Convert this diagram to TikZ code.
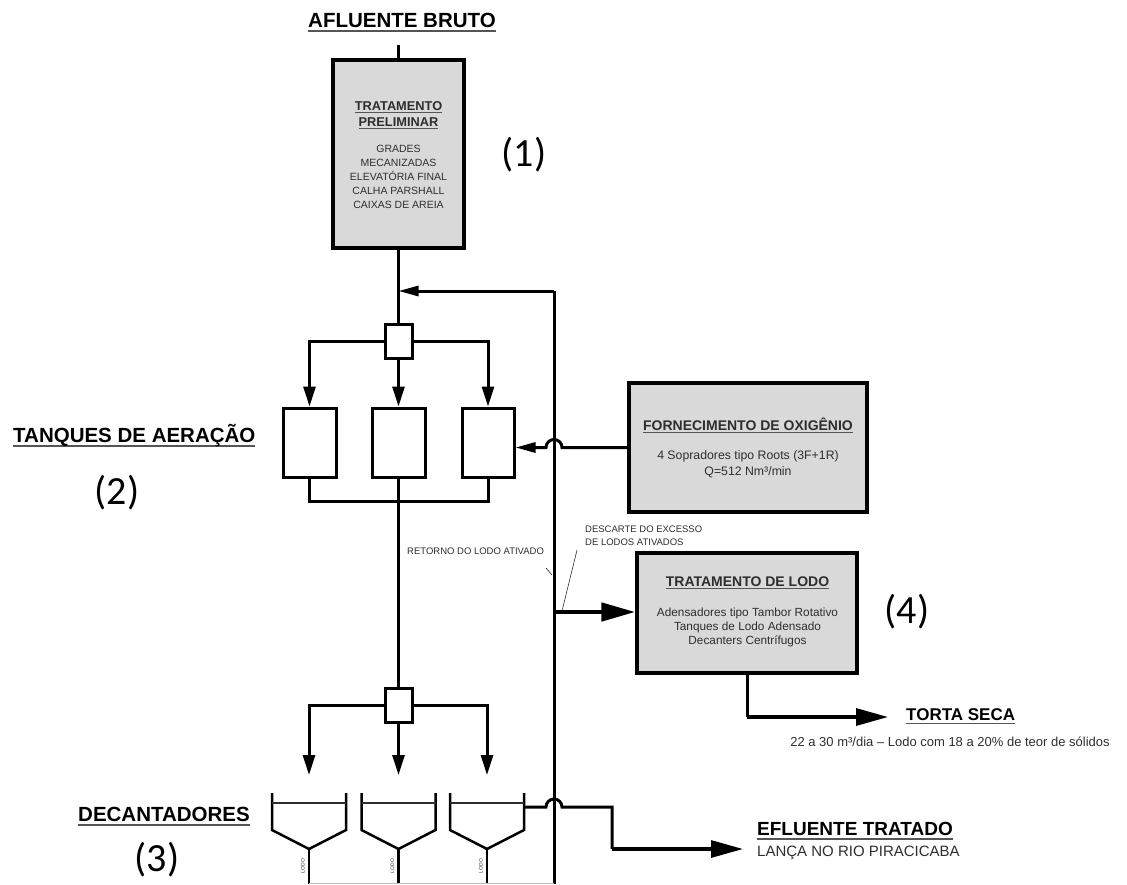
\documentclass[tikz,border=0pt]{standalone}
\usepackage{fontspec}
\setmainfont{Liberation Sans}
\newfontfamily\numfont{Carlito}
\usetikzlibrary{arrows.meta,calc}
\definecolor{boxgray}{HTML}{D9D9D9}
\definecolor{ulgray}{HTML}{555555}
\definecolor{txt}{HTML}{2E2E2E}
\newcommand{\myul}[1]{\setbox0=\hbox{#1}\leavevmode\rlap{\textcolor{ulgray}{\rule[-0.24em]{\wd0}{0.09em}}}\box0}
\tikzset{
  ln/.style={line width=3pt},
  arr/.style={ln, -{Triangle[length=20pt,width=12pt]}},
  arrs/.style={ln, -{Triangle[length=20pt,width=10pt]}},
  bigarr/.style={line width=3.2pt, -{Triangle[length=32pt,width=17pt]}},
  fatarr/.style={line width=4.8pt, -{Triangle[length=34pt,width=18pt]}},
  procbox/.style={draw, line width=3.3pt, fill=boxgray, inner sep=0},
  tank/.style={draw, line width=3pt, fill=white, inner sep=0},
  head/.style={font=\fontsize{20.5}{24}\selectfont\bfseries, text=black, inner sep=0},
  numlab/.style={font=\numfont\fontsize{40}{48}\selectfont, inner sep=0},
  btitle/.style={font=\fontsize{12.8}{14}\selectfont\bfseries, text=txt, inner sep=0},
  btxt/.style={font=\fontsize{10.5}{14}\selectfont, text=txt, inner sep=0},
  otitle/.style={font=\fontsize{14}{16}\selectfont\bfseries, text=txt, inner sep=0},
  otxt/.style={font=\fontsize{12.3}{14}\selectfont, text=txt, inner sep=0},
  small/.style={font=\fontsize{9.5}{11}\selectfont, text=txt, inner sep=0},
  lodo/.style={font=\fontsize{5}{6}\selectfont, text=txt, inner sep=0, rotate=90},
  thinln/.style={line width=0.6pt, draw=txt},
}
\begin{document}
\begin{tikzpicture}[x=1pt,y=-1pt]
\path[use as bounding box] (0,0) rectangle (1127,884);

% ---- headings
\node[head, anchor=base] (afl) at (402,27) {\myul{AFLUENTE BRUTO}};
\node[head, anchor=base west] (tanq) at (13,442) {\myul{TANQUES DE AERAÇÃO}};
\node[head, anchor=base west] (decl) at (78,821) {\myul{DECANTADORES}};
\node[head, font=\fontsize{19}{22}\selectfont\bfseries, anchor=base west] (eft) at (757,835) {\myul{EFLUENTE TRATADO}};
\node[font=\fontsize{15}{18}\selectfont, text=txt, inner sep=0, anchor=base west] (lanca) at (757,856) {LANÇA NO RIO PIRACICABA};
\node[head, font=\fontsize{17}{20}\selectfont\bfseries, anchor=base west] (torta) at (906,720) {\myul{TORTA SECA}};
\node[font=\fontsize{13}{15}\selectfont, text=txt, inner sep=0, anchor=base] (tortasub) at (950,746) {22 a 30 m³/dia – Lodo com 18 a 20\% de teor de sólidos};

% ---- numbers
\node[numlab] (n1) at (524,155) {(1)};
\node[numlab] (n2) at (117,493) {(2)};
\node[numlab] (n3) at (157,860) {(3)};
\node[numlab] (n4) at (907,612) {(4)};

% ---- preliminary treatment
\coordinate (inA) at (398.5,45);
\node[procbox, minimum width=131, minimum height=188] (pre) at (398.5,154) {};
\node[btitle, anchor=base] (pt1) at (398.5,110) {\myul{TRATAMENTO}};
\node[btitle, anchor=base] (pt2) at (398.5,126) {\myul{PRELIMINAR}};
\foreach \t/\yy in {GRADES/152, MECANIZADAS/166, ELEVATÓRIA FINAL/180, CALHA PARSHALL/194, CAIXAS DE AREIA/208}
  \node[btxt, anchor=base] (pl\yy) at (398.5,\yy) {\t};
\draw[ln] (inA) -- (pre.north);

% ---- splitter 1 and aeration tanks
\node[tank, minimum width=27, minimum height=34] (spl1) at (398.5,341) {};
\node[tank, minimum width=53, minimum height=69] (t1) at (309.5,442.5) {};
\node[tank, minimum width=53, minimum height=69] (t2) at (398.5,442.5) {};
\node[tank, minimum width=52, minimum height=69] (t3) at (488,442.5) {};
\draw[ln] (pre.south) -- (spl1.north);
\draw[arr] (spl1.west) -| (t1.north);
\draw[arr] (spl1.south) -- (t2.north);
\draw[arr] (spl1.east) -| (t3.north);
\draw[ln] (t1.south) -- ++(0,23) -| (t3.south);

% ---- return line
\coordinate (rTop) at (554,291);
\coordinate (rBot) at (554,884);
\coordinate (mainR) at (398.5,291);
\draw[ln] (rBot) -- (rTop);
\draw[arrs] (rTop) -- (mainR);

% ---- oxygen supply
\node[procbox, minimum width=238, minimum height=129] (ox) at (748,447.5) {};
\node[otitle, anchor=base] (oxt) at (748,430) {\myul{FORNECIMENTO DE OXIGÊNIO}};
\node[otxt, anchor=base] (ox1) at (748,459) {4 Sopradores tipo Roots (3F+1R)};
\node[otxt, anchor=base] (ox2) at (748,475) {Q=512 Nm³/min};
\draw[arrs] (ox.west) -- (562,447.5) arc[start angle=0, end angle=180, radius=8pt] -- (t3.east |- ox.west);

% ---- splitter 2 and decanters
\node[tank, minimum width=27, minimum height=34] (spl2) at (398.5,705) {};
\draw[ln] (t2.south) -- (spl2.north);
\coordinate (d1) at (309,775);
\coordinate (d2) at (398.5,775);
\coordinate (d3) at (487,775);
\draw[arr] (spl2.west) -| (d1);
\draw[arr] (spl2.south) -- (d2);
\draw[arr] (spl2.east) -| (d3);
\foreach \cx/\nm in {309/a, 398.5/b, 487/c} {
  \draw[line width=2.5pt, line join=miter] (\cx-37,793) -- (\cx-37,830) -- (\cx,849) -- (\cx+37,830) -- (\cx+37,793);
  \draw[line width=1.2pt, draw=txt] (\cx-37,803) -- (\cx+37,803);
  \draw[line width=2.8pt] (\cx,849) -- (\cx,884);
  \node[lodo] (lodo\nm) at (\cx-6,866) {LODO};
}
\draw[line width=0.8pt, draw=black!25] (309,883.5) -- (554,883.5);

% ---- treated effluent
\coordinate (eA) at (524,807);
\coordinate (eB) at (612,807);
\coordinate (eC) at (612,849);
\coordinate (eD) at (743,849);
\draw[ln] (eA) -- (546,807) arc[start angle=180, end angle=0, radius=8pt] -- (eB) -- (eC);
\draw[bigarr] (eC) -- (eD);

% ---- sludge treatment
\node[procbox, minimum width=220, minimum height=120] (sl) at (747,613) {};
\node[otitle, anchor=base] (slt) at (747.5,586) {\myul{TRATAMENTO DE LODO}};
\node[otxt, font=\fontsize{11.8}{14}\selectfont, anchor=base] (sl1) at (747.5,616) {Adensadores tipo Tambor Rotativo};
\node[otxt, font=\fontsize{11.8}{14}\selectfont, anchor=base] (sl2) at (747.5,630) {Tanques de Lodo Adensado};
\node[otxt, font=\fontsize{11.8}{14}\selectfont, anchor=base] (sl3) at (747.5,644) {Decanters Centrífugos};
\coordinate (sA) at (554,612);
\draw[fatarr] (sA) -- (sl.west |- sA);
\coordinate (tA) at (747,717);
\coordinate (tB) at (888,717);
\draw[ln] (sl.south) -- (tA);
\draw[bigarr] (tA) -- (tB);

% ---- small labels with leaders
\node[small, anchor=base west] (ret) at (407,554) {RETORNO DO LODO ATIVADO};
\coordinate (retL1) at (546,568);
\coordinate (retL2) at (552,575);
\draw[thinln] (retL1) -- (retL2);
\node[small, anchor=base west] (desc1) at (585,532) {DESCARTE DO EXCESSO};
\node[small, anchor=base west] (desc2) at (585,545) {DE LODOS ATIVADOS};
\coordinate (dL1) at (577,550);
\coordinate (dL2) at (562,611);
\draw[thinln] (dL1) -- (dL2);
\end{tikzpicture}
\end{document}
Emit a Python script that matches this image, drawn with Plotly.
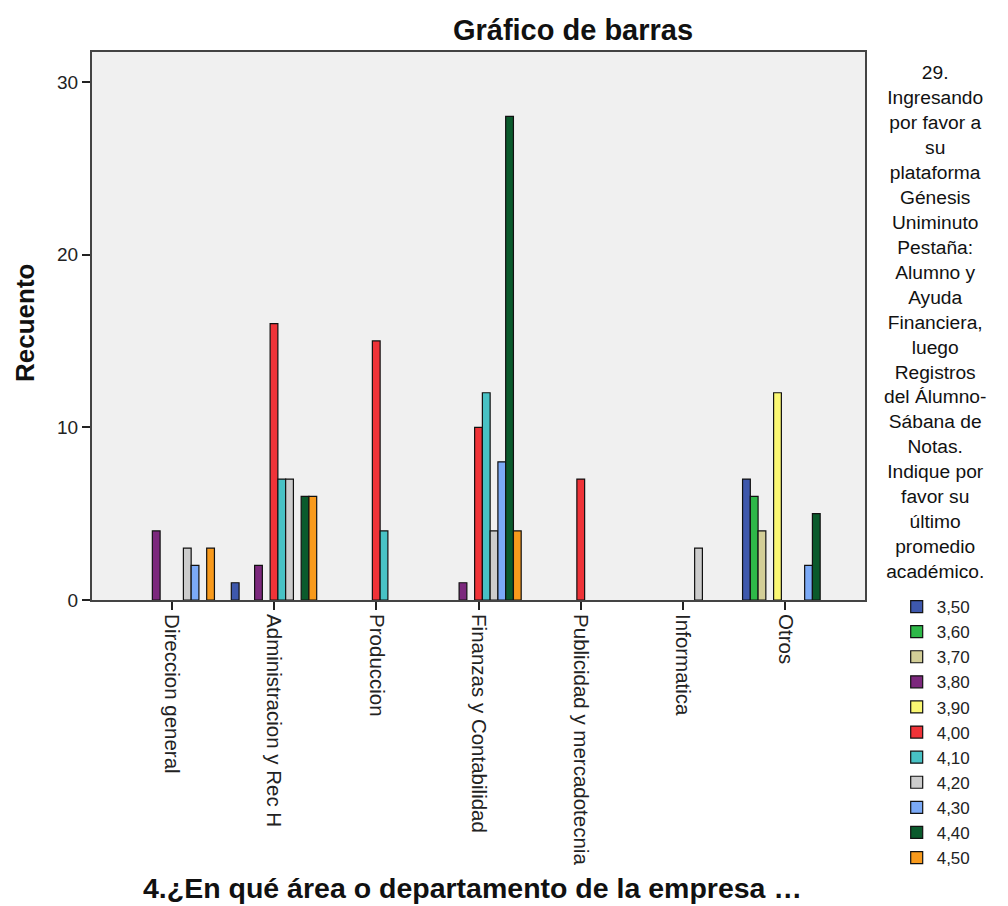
import plotly.graph_objects as go

categories = ["Direccion general", "Administracion y Rec H", "Produccion",
              "Finanzas y Contabilidad", "Publicidad y mercadotecnia",
              "Informatica", "Otros"]

series_names = ["3,50", "3,60", "3,70", "3,80", "3,90", "4,00",
                "4,10", "4,20", "4,30", "4,40", "4,50"]

v_350 = [None, 1, None, None, None, None, 7]
v_360 = [None, None, None, None, None, None, 6]
v_370 = [None, None, None, None, None, None, 4]
v_380 = [4, 2, None, 1, None, None, None]
v_390 = [None, None, None, None, None, None, 12]
v_400 = [None, 16, 15, 10, 7, None, None]
v_410 = [None, 7, 4, 12, None, None, None]
v_420 = [3, 7, None, 4, None, 3, None]
v_430 = [2, None, None, 8, None, None, 2]
v_440 = [None, 6, None, 28, None, None, 5]
v_450 = [3, 6, None, 4, None, None, None]

series_values = [v_350, v_360, v_370, v_380, v_390, v_400,
                 v_410, v_420, v_430, v_440, v_450]

colors = ["#3E58AC", "#2EB848", "#D3CE97", "#7C287D", "#FBF873", "#EF3338",
          "#48C2C5", "#CCCCCC", "#7BAAF7", "#0A5A2C", "#F89A1C"]

y_ticks = [0, 10, 20, 30]

legend_title = ("29.<br>Ingresando<br>por favor a<br>su<br>plataforma<br>Génesis<br>"
                "Uniminuto<br>Pestaña:<br>Alumno y<br>Ayuda<br>Financiera,<br>luego<br>"
                "Registros<br>del Álumno-<br>Sábana de<br>Notas.<br>Indique por<br>"
                "favor su<br>último<br>promedio<br>académico.")

FONT = "Liberation Sans, Arial, sans-serif"

fig = go.Figure()
for name, vals, col in zip(series_names, series_values, colors):
    fig.add_trace(go.Bar(
        x=categories, y=vals, name=name, legendgroup=name,
        marker=dict(color=col, line=dict(color="#111", width=1.2)),
    ))

fig.update_layout(
    width=1000, height=898,
    barmode="group", bargap=0.165, bargroupgap=0,
    paper_bgcolor="white", plot_bgcolor="#F0F0F0",
    margin=dict(l=84, r=143, t=44, b=306, autoexpand=False),
    font=dict(family=FONT, color="#222"),
    title=dict(text="<b>Gráfico de barras</b>", x=565/1000, xanchor="center",
               y=1 - 22/898, yanchor="middle",
               font=dict(family=FONT, size=29, color="#111")),
    xaxis=dict(
        range=[-0.78, 6.78], showgrid=False, tickangle=90,
        ticks="outside", ticklen=8, tickwidth=1.5, tickcolor="#222",
        ticklabelstandoff=0,
        showline=True, linecolor="#444", linewidth=2, mirror=True,
        tickfont=dict(family=FONT, size=20.5, color="#222"),
    ),
    yaxis=dict(
        range=[0, 31.73], tickvals=y_ticks, showgrid=False, zeroline=False,
        ticks="outside", ticklen=8, tickwidth=1.5, tickcolor="#222",
        showline=True, linecolor="#444", linewidth=2, mirror=True,
        tickfont=dict(family=FONT, size=19, color="#222"),
    ),
    showlegend=True,
    legend=dict(x=1.041, xanchor="left", y=(600 - 589) / 548, yanchor="top",
                font=dict(family=FONT, size=17, color="#222"),
                tracegroupgap=0, bgcolor="rgba(0,0,0,0)"),
    annotations=[
        dict(text=legend_title, xref="paper", yref="paper",
             x=(935 - 92) / 773, y=(600 - 60) / 548, xanchor="center", yanchor="top",
             showarrow=False, align="center",
             font=dict(family=FONT, size=19.2, color="#111")),
        dict(text="<b>Recuento</b>", xref="paper", yref="paper",
             x=(25 - 92) / 773, y=(600 - 323) / 548, xanchor="center", yanchor="middle",
             textangle=-90, showarrow=False,
             font=dict(family=FONT, size=26, color="#111")),
        dict(text="<b>4.¿En qué área o departamento de la empresa …</b>",
             xref="paper", yref="paper",
             x=(472 - 92) / 773, y=-(888 - 600) / 548, xanchor="center", yanchor="middle",
             showarrow=False,
             font=dict(family=FONT, size=28.5, color="#111")),
    ],
)

fig.write_html("out.html")
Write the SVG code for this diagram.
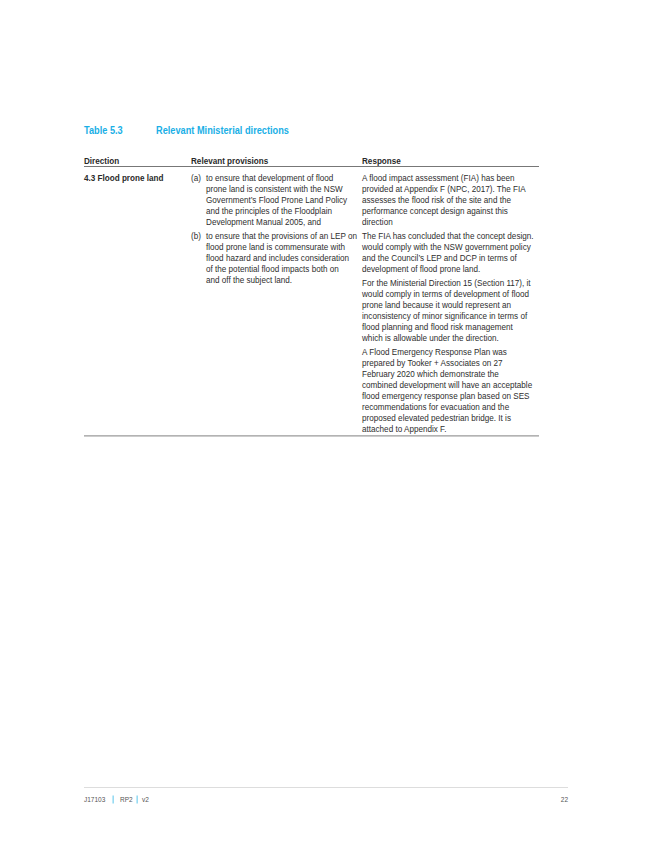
<svg xmlns="http://www.w3.org/2000/svg" width="652" height="844" viewBox="0 0 652 844">
  <style>
    .title { font-family: "Liberation Sans", Arial, sans-serif; font-size: 10.4px; font-weight: bold; fill: #1AAFE6; }
    .hd { font-family: "Liberation Sans", Arial, sans-serif; font-size: 8.6px; font-weight: bold; fill: #2a2a2a; }
    .tx { font-family: "Liberation Sans", Arial, sans-serif; font-size: 8.6px; fill: #2e2e2e; }
    .ft { font-family: "Liberation Sans", Arial, sans-serif; font-size: 6.5px; fill: #555555; }
    .pipe { fill: #7FD3F0; }
  </style>
  <rect x="0" y="0" width="652" height="844" fill="#ffffff"/>

  <g id="table-title" transform="translate(84,0) scale(0.885,1)">
    <text class="title" x="0" y="134.5">Table 5.3</text>
    <text class="title" x="81.4" y="134.5">Relevant Ministerial directions</text>
  </g>

  <g id="table-rules">
    <line x1="84" y1="166.5" x2="539" y2="166.5" stroke="#777777" stroke-width="1"/>
    <line x1="84" y1="435.8" x2="539" y2="435.8" stroke="#9a9a9a" stroke-width="1.3"/>
  </g>

  <g id="table-header">
    <g transform="translate(84,0) scale(0.945,1)"><text class="hd" x="0" y="164">Direction</text></g>
    <g transform="translate(191,0) scale(0.945,1)"><text class="hd" x="0" y="164">Relevant provisions</text></g>
    <g transform="translate(362,0) scale(0.945,1)"><text class="hd" x="0" y="164">Response</text></g>
  </g>

  <g id="direction-cell" transform="translate(84,0) scale(0.945,1)">
    <text class="hd" x="0" y="181">4.3 Flood prone land</text>
  </g>

  <g id="provisions-cell" transform="translate(191,0) scale(0.945,1)">
    <text class="tx" x="0" y="181">(a)</text>
    <text class="tx" x="15.9" y="181">to ensure that development of flood</text>
    <text class="tx" x="15.9" y="192">prone land is consistent with the NSW</text>
    <text class="tx" x="15.9" y="203">Government’s Flood Prone Land Policy</text>
    <text class="tx" x="15.9" y="214">and the principles of the Floodplain</text>
    <text class="tx" x="15.9" y="225">Development Manual 2005, and</text>
    <text class="tx" x="0" y="239">(b)</text>
    <text class="tx" x="15.9" y="239">to ensure that the provisions of an LEP on</text>
    <text class="tx" x="15.9" y="250">flood prone land is commensurate with</text>
    <text class="tx" x="15.9" y="261">flood hazard and includes consideration</text>
    <text class="tx" x="15.9" y="272">of the potential flood impacts both on</text>
    <text class="tx" x="15.9" y="283">and off the subject land.</text>
  </g>

  <g id="response-cell" transform="translate(362,0) scale(0.945,1)">
    <text class="tx" x="0" y="181">A flood impact assessment (FIA) has been</text>
    <text class="tx" x="0" y="192">provided at Appendix F (NPC, 2017). The FIA</text>
    <text class="tx" x="0" y="203">assesses the flood risk of the site and the</text>
    <text class="tx" x="0" y="214">performance concept design against this</text>
    <text class="tx" x="0" y="225">direction</text>
    <text class="tx" x="0" y="239">The FIA has concluded that the concept design.</text>
    <text class="tx" x="0" y="250">would comply with the NSW government policy</text>
    <text class="tx" x="0" y="261">and the Council’s LEP and DCP in terms of</text>
    <text class="tx" x="0" y="272">development of flood prone land.</text>
    <text class="tx" x="0" y="286">For the Ministerial Direction 15 (Section 117), it</text>
    <text class="tx" x="0" y="297">would comply in terms of development of flood</text>
    <text class="tx" x="0" y="308">prone land because it would represent an</text>
    <text class="tx" x="0" y="319">inconsistency of minor significance in terms of</text>
    <text class="tx" x="0" y="330">flood planning and flood risk management</text>
    <text class="tx" x="0" y="341">which is allowable under the direction.</text>
    <text class="tx" x="0" y="355">A Flood Emergency Response Plan was</text>
    <text class="tx" x="0" y="366">prepared by Tooker + Associates on 27</text>
    <text class="tx" x="0" y="377">February 2020 which demonstrate the</text>
    <text class="tx" x="0" y="388">combined development will have an acceptable</text>
    <text class="tx" x="0" y="399">flood emergency response plan based on SES</text>
    <text class="tx" x="0" y="410">recommendations for evacuation and the</text>
    <text class="tx" x="0" y="421">proposed elevated pedestrian bridge. It is</text>
    <text class="tx" x="0" y="432">attached to Appendix F.</text>
  </g>

  <g id="footer">
    <line x1="84" y1="787.5" x2="568" y2="787.5" stroke="#dddddd" stroke-width="1"/>
    <text class="ft" x="84" y="802.3">J17103</text>
    <rect class="pipe" x="112.5" y="795.5" width="1.3" height="8"/>
    <text class="ft" x="120" y="802.3">RP2</text>
    <rect class="pipe" x="136.5" y="795.5" width="1.3" height="8"/>
    <text class="ft" x="142" y="802.3">v2</text>
    <text class="ft" x="568" y="802.3" text-anchor="end">22</text>
  </g>
</svg>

☆ ☆ ☆ ☆

**Task prompt:**
Return every line in the listing that contains the word "this".

**Completed exercise:**
Convert this diagram to TikZ code.
Emit a Python script that matches this image, drawn with Plotly.
Write the SVG code for this diagram.
    <text class="tx" x="0" y="214">performance concept design against this</text>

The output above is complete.